The building is a double pile, five bays wide, two-storey structure, partly stone-built with semi-circular gable bays and small two-storey back returns. A much larger, longer back return originally forming stables has been converted into apartments.
The entrance on the east elevation features a central ten-panelled door with fixed six-pane sidelights. The door and sidelights are framed by sandstone panelled pilasters with jambs and square head, similarly panelled. Above the door and sidelights is a half-elliptical radial glazed fanlight. Beneath the sidelight cills are smooth rendered panels. The pilasters rise from blocking pieces that align with the chamfered sandstone main plinth course. On each side of the entrance are two twelve-pane sliding sash windows, with nine-pane sliding sash windows at first floor level. A sandstone corbel course supports a cast-iron half-round gutter with round downpipes. The walls are built of random rubble sandstone with handmade redbrick trim to window openings blockbonded to stonework, flat brick arches, and sandstone cills. The chamfered sandstone plinth course slightly overhangs the stonework below. Four sandstone steps lead to the front door, the top step being the width of the entrance. Well-formed chamfered rusticated quoins terminate the front wall on each side. The roof is finished in natural slates with a clay ridge and two brick chimney stacks on the ridge, separated by the width of the hallway. The stacks have simple projecting caps with red clay pots. The straight slating merges neatly into the slating of the curved end bays.
The south elevation illustrates the double pile aspect of the house, each pile being of similar width. The east pile has a semi-circular end, two storeys high, with two twelve-pane sliding sash windows on the ground floor and two nine-pane sliding sashes directly above. The semi-circular bay is the full width of the pile gable, less the rusticated quoins returned from the east front. Walls are built of random rubble stonework with marked iron staining, brick trim to windows, and plinth and corbel courses carried around as on the front. The north elevation of the front pile is similarly treated. The half-cone of the bay roofs are neatly slated in trimmed small slates. The south elevation of the rear pile has a pair of twelve-pane sliding sash windows on the ground floor and similar at first floor, while a pair of six-pane casement windows are tucked under the gable roofline. A large red brick chimney stack sits on the apex of the gable. The wall is finished in grey cement plaster with daywork joints quite marked. The north elevation of the rear pile is similar except that at first floor there is only one window. The rear elevation has a small storey back return in line with the hall and of the same width. The part to the south is obscured by the long one-and-a-half storey barns which project at right angles and, with the exception of the part immediately adjacent to the house, have been converted into three chalets. The exposed rear wall has a single twelve-pane sliding sash window at ground floor and a twelve-pane bottom-hinged window at first floor.
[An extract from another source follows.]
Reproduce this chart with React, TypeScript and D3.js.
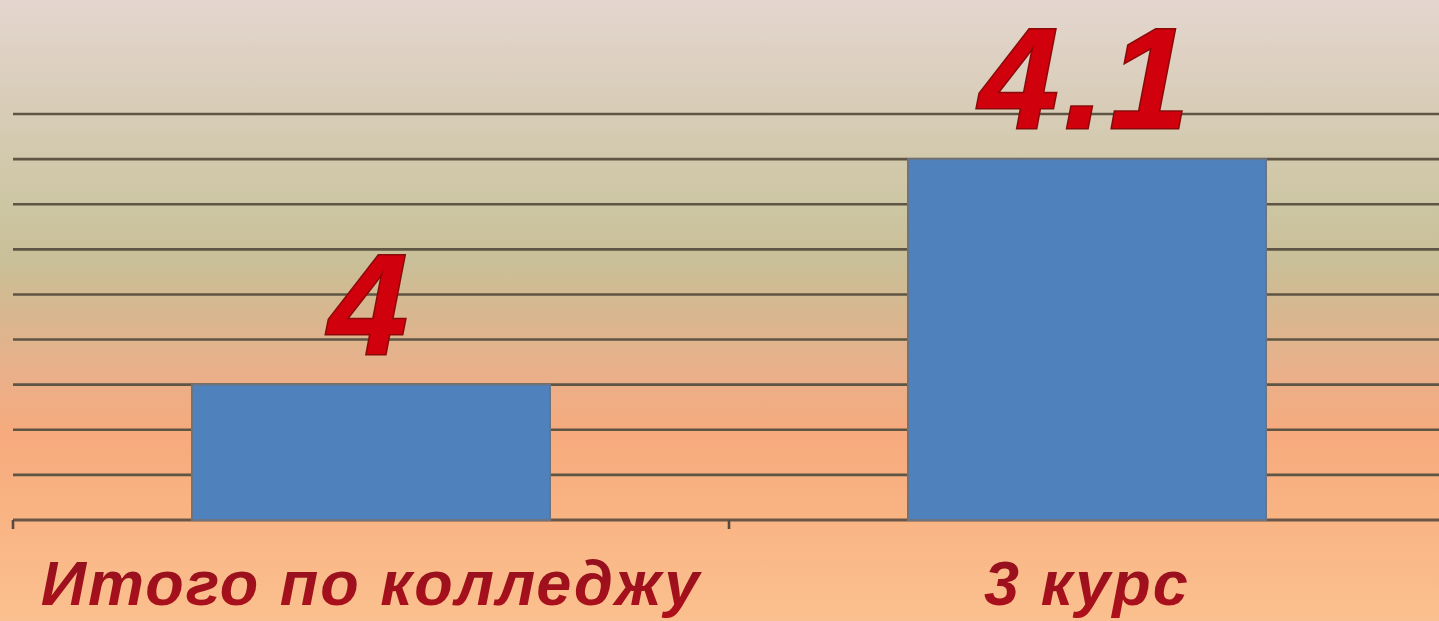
import * as d3 from "d3";

const WIDTH = 1439;
const HEIGHT = 621;

// data
const categories = ["Итого по колледжу", "3 курс"];
const values = [4, 4.1];
const valueLabels = ["4", "4.1"];
const yDomain = [3.94, 4.12];
const gridTicks = [3.94, 3.96, 3.98, 4.0, 4.02, 4.04, 4.06, 4.08, 4.1, 4.12];

const bgStops = [
  { offset: 0, color: "#e4d6cf" },
  { offset: 0.16, color: "#d9cdb9" },
  { offset: 0.33, color: "#cdc6a3" },
  { offset: 0.42, color: "#c9bf98" },
  { offset: 0.5, color: "#d7b78f" },
  { offset: 0.6, color: "#e9b08a" },
  { offset: 0.7, color: "#f7aa7d" },
  { offset: 0.82, color: "#f9b383" },
  { offset: 1, color: "#fbc08f" },
];

const MARGIN = { left: 13, right: -6, top: 114, bottom: 101 };

export default function App() {
  const xScale = d3
    .scaleBand()
    .domain(categories)
    .range([MARGIN.left, WIDTH - MARGIN.right])
    .padding(0);

  const yScale = d3
    .scaleLinear()
    .domain(yDomain)
    .range([HEIGHT - MARGIN.bottom, MARGIN.top]);

  const barW = xScale.bandwidth() * 0.5;
  const baseY = yScale(yDomain[0]);

  return (
    <svg
      width={WIDTH}
      height={HEIGHT}
      style={{ position: "absolute", left: 0, top: 0, display: "block" }}
    >
      <defs>
        <linearGradient id="bg" x1="0" y1="0" x2="0" y2="1">
          {bgStops.map((s, i) => (
            <stop key={i} offset={s.offset} stopColor={s.color} />
          ))}
        </linearGradient>
        <linearGradient id="catText" x1="0" y1="0" x2="0" y2="1">
          <stop offset={0} stopColor="#8e1020" />
          <stop offset={1} stopColor="#b0101a" />
        </linearGradient>
        <filter id="soft" x="-5%" y="-50%" width="110%" height="300%">
          <feGaussianBlur stdDeviation="0.7" />
        </filter>
      </defs>

      <rect x={0} y={0} width={WIDTH} height={HEIGHT} fill="url(#bg)" />

      {/* grid lines */}
      <g filter="url(#soft)">
        {gridTicks.slice(1).map((t, i) => (
          <line
            key={i}
            x1={MARGIN.left}
            x2={WIDTH}
            y1={yScale(t)}
            y2={yScale(t)}
            stroke="#5e5445"
            strokeWidth={2.6}
          />
        ))}
        {/* x axis */}
        <line
          x1={MARGIN.left}
          x2={WIDTH}
          y1={baseY}
          y2={baseY}
          stroke="#6a5646"
          strokeWidth={2.8}
        />
        {categories.map((c, i) => {
          const x = xScale(c) ?? 0;
          return (
            <line
              key={i}
              x1={x}
              x2={x}
              y1={baseY}
              y2={baseY + 9}
              stroke="#5a4a3e"
              strokeWidth={2.6}
            />
          );
        })}
      </g>

      {/* bars */}
      {categories.map((c, i) => {
        const cx = (xScale(c) ?? 0) + xScale.bandwidth() / 2;
        const y = yScale(values[i]);
        return (
          <rect
            key={c}
            x={cx - barW / 2}
            y={y}
            width={barW}
            height={baseY - y}
            fill="#4f81bd"
            stroke="#6a7482"
            strokeWidth={2}
          />
        );
      })}

      {/* value labels */}
      {categories.map((c, i) => {
        const cx = (xScale(c) ?? 0) + xScale.bandwidth() / 2;
        const y = yScale(values[i]);
        return (
          <text
            key={c}
            x={cx}
            y={y - 31}
            textAnchor="middle"
            fontFamily="'Liberation Sans', Arial, sans-serif"
            fontWeight="bold"
            fontStyle="italic"
            fontSize={142}
            letterSpacing={6}
            fill="#d0000c"
            stroke="#8a0a0a"
            strokeWidth={3}
            paintOrder="stroke"
          >
            {valueLabels[i]}
          </text>
        );
      })}

      {/* category labels */}
      {categories.map((c) => {
        const cx = (xScale(c) ?? 0) + xScale.bandwidth() / 2;
        return (
          <text
            key={c}
            x={cx}
            y={605}
            textAnchor="middle"
            fontFamily="'Liberation Sans', Arial, sans-serif"
            fontWeight="bold"
            fontStyle="italic"
            fontSize={63}
            letterSpacing={2}
            fill="url(#catText)"
          >
            {c}
          </text>
        );
      })}
    </svg>
  );
}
The first floor of the small back return has a large sixteen-pane bottom-hinged window. Below is the back door and on the flank wall a four-pane sliding sash. The roof of the rear pile is neatly finished in natural slates and has a clay ridge and two redbrick chimney stacks on each gable. A single Velux rooflight is positioned about the centre of the roof. The other back return, built of stone with slated roof, contains a boiler room and games room store. Two Velux rooflights are positioned on the north side of the roof. The south side wall is smooth rendered with a single door and two nine-pane windows that do not match.
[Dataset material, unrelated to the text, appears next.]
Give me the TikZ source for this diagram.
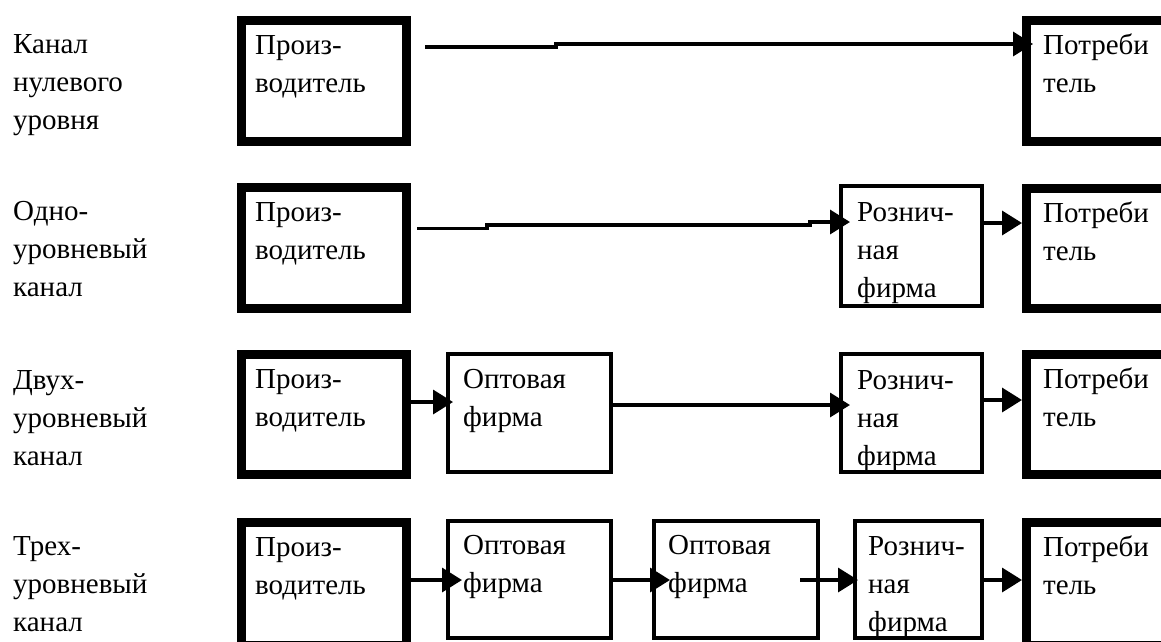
\documentclass[tikz,border=0pt]{standalone}
\usepackage{fontspec}
\setmainfont{Liberation Serif}
\newfontfamily\myserif{Liberation Serif}
\usetikzlibrary{arrows.meta,calc}
\begin{document}
\begin{tikzpicture}[x=1pt,y=-1pt,
  heavybox/.style={draw,rectangle,line width=9pt,inner sep=0pt,minimum width=165pt},
  lightbox/.style={draw,rectangle,line width=4pt,inner sep=0pt},
  txt/.style={anchor=base west,align=left,inner sep=0pt,font=\myserif\fontsize{29}{38}\selectfont},
  arr/.style={line width=3.5pt,-{Triangle[length=20pt,width=24pt]}},
]
\useasboundingbox (0,0) rectangle (1161,641);
\fill[white] (0,0) rectangle (1161,641);
\clip (0,0) rectangle (1161,641);

% row labels (base = baseline of the last line)
\node[txt] (l1) at (13,129) {Канал\\нулевого\\уровня};
\node[txt] (l2) at (13,296) {Одно-\\уровневый\\канал};
\node[txt] (l3) at (13,465) {Двух-\\уровневый\\канал};
\node[txt] (l4) at (13,631) {Трех-\\уровневый\\канал};

% producers
\node[heavybox,minimum height=121pt] (p1) at (324,81) {};
\node[heavybox,minimum height=121pt] (p2) at (324,248) {};
\node[heavybox,minimum height=120pt] (p3) at (324,414.5) {};
\node[heavybox,minimum height=123pt] (p4) at (324,584) {};
% consumers
\node[heavybox,minimum height=121pt] (c1) at (1109,81) {};
\node[heavybox,minimum height=120pt] (c2) at (1109,248.5) {};
\node[heavybox,minimum height=120pt] (c3) at (1109,414.5) {};
\node[heavybox,minimum height=123pt] (c4) at (1109,584) {};
% retail
\node[lightbox,minimum width=141pt,minimum height=120pt] (r2) at (911.5,246) {};
\node[lightbox,minimum width=141pt,minimum height=118pt] (r3) at (911.5,413) {};
\node[lightbox,minimum width=127pt,minimum height=117pt] (r4) at (918.5,579.5) {};
% wholesale
\node[lightbox,minimum width=163pt,minimum height=118pt] (w3) at (529.5,413) {};
\node[lightbox,minimum width=163pt,minimum height=117pt] (w4a) at (529.5,579.5) {};
\node[lightbox,minimum width=164pt,minimum height=117pt] (w4b) at (736,579.5) {};

% box texts
\foreach \b in {p1,p2,p3,p4}{
  \node[txt] (t\b) at ($(\b.north west)+(18,76)$) {Произ-\\водитель};
}
\foreach \b in {c1,c2,c3,c4}{
  \node[txt] (t\b) at ($(\b.north west)+(21,76)$) {Потреби\\тель};
}
\node[txt] (tr2) at ($(r2.north west)+(18,113)$) {Рознич-\\ная\\фирма};
\node[txt] (tr3) at ($(r3.north west)+(18,113)$) {Рознич-\\ная\\фирма};
\node[txt] (tr4) at ($(r4.north west)+(15,112)$) {Рознич-\\ная\\фирма};
\node[txt] (tw3) at ($(w3.north west)+(17,74)$) {Оптовая\\фирма};
\node[txt] (tw4a) at ($(w4a.north west)+(17,73)$) {Оптовая\\фирма};
\node[txt] (tw4b) at ($(w4b.north west)+(16,73)$) {Оптовая\\фирма};

% connectors
\coordinate (s1) at (425,47);
\draw[arr] (s1) -- (556,47) -- (556,44) -- ([xshift=11pt]c1.west |- 0,44);

\draw[arr] ([xshift=6pt]p2.east |- 0,228.5) -- (487,228.5) -- (487,225) -- (810,225) -- (810,222)
  -- ([xshift=11pt]r2.west |- 0,222);
\draw[arr] (r2.east |- 0,223) -- (c2.west |- 0,223);

\draw[arr] (p3.east |- 0,402) -- ([xshift=7pt]w3.west |- 0,402);
\draw[arr] (w3.east |- 0,405) -- ([xshift=11pt]r3.west |- 0,405);
\draw[arr] (r3.east |- 0,400) -- (c3.west |- 0,400);

\draw[arr] (p4.east |- 0,580) -- ([xshift=16pt]w4a.west |- 0,580);
\draw[arr] (w4a.east |- 0,580) -- ([xshift=18pt]w4b.west |- 0,580);
\draw[arr] ([xshift=-20pt]w4b.east |- 0,580) -- ([xshift=5pt]r4.west |- 0,580);
\draw[arr] (r4.east |- 0,580) -- (c4.west |- 0,580);
\end{tikzpicture}
\end{document}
The house is situated on the north side of the Feeny/Dungiven Road in a setting of mature trees and good gardens, with a fine rolling meadow to the east. Unfortunately, the entrance gates and boundary wall are built of reconstructed blocks, constructed when the road was realigned in the 1960s.
The townland of Drumcovit is an isolated part of the former Fishmongers proportion. Historical records indicate that the rear part of the house is very old, originally built by Harry Boyle Esquire. In 1796, the present front was built by his son-in-law, Nathaniel Hunter Esquire, who occupied the house until the expiration of the lease in 1824. The front part was subsequently occupied by Mrs Maxwell of Jackson Hall near Coleraine, who improved the house and demesne but possessed no lease. John McCloskey's 1821 account notes that the building had "a very fine front of modern construction, the other parts do not harmonize well with it, and are about to be replaced." The back pile does not appear to have been much altered despite McCloskey's remarks, as much of the 18th-century architectural detail remains, such as lugged architraves and the staircase. The Ordnance Survey Memoirs provide further detail, noting that the house was later occupied by Hugh Swan, a farmer, who confined his attention to farm improvement, and as a result the ornamental grounds and house fell greatly out of order. Lewis in 1837 describes it as a farmhouse. The house was reroofed in the 1870s. Architectural historian J.S. Curl speculates that the front part of the house was designed by David McBlain. A Mr Craig purchased the property in the late 19th century, and the present occupants (as of 2000) are relations of the Craig family. In 1993, an inspection revealed dry rot, and work followed to cure the affected areas including floors and roofs. In 1997, some of the outbuildings were converted to chalets.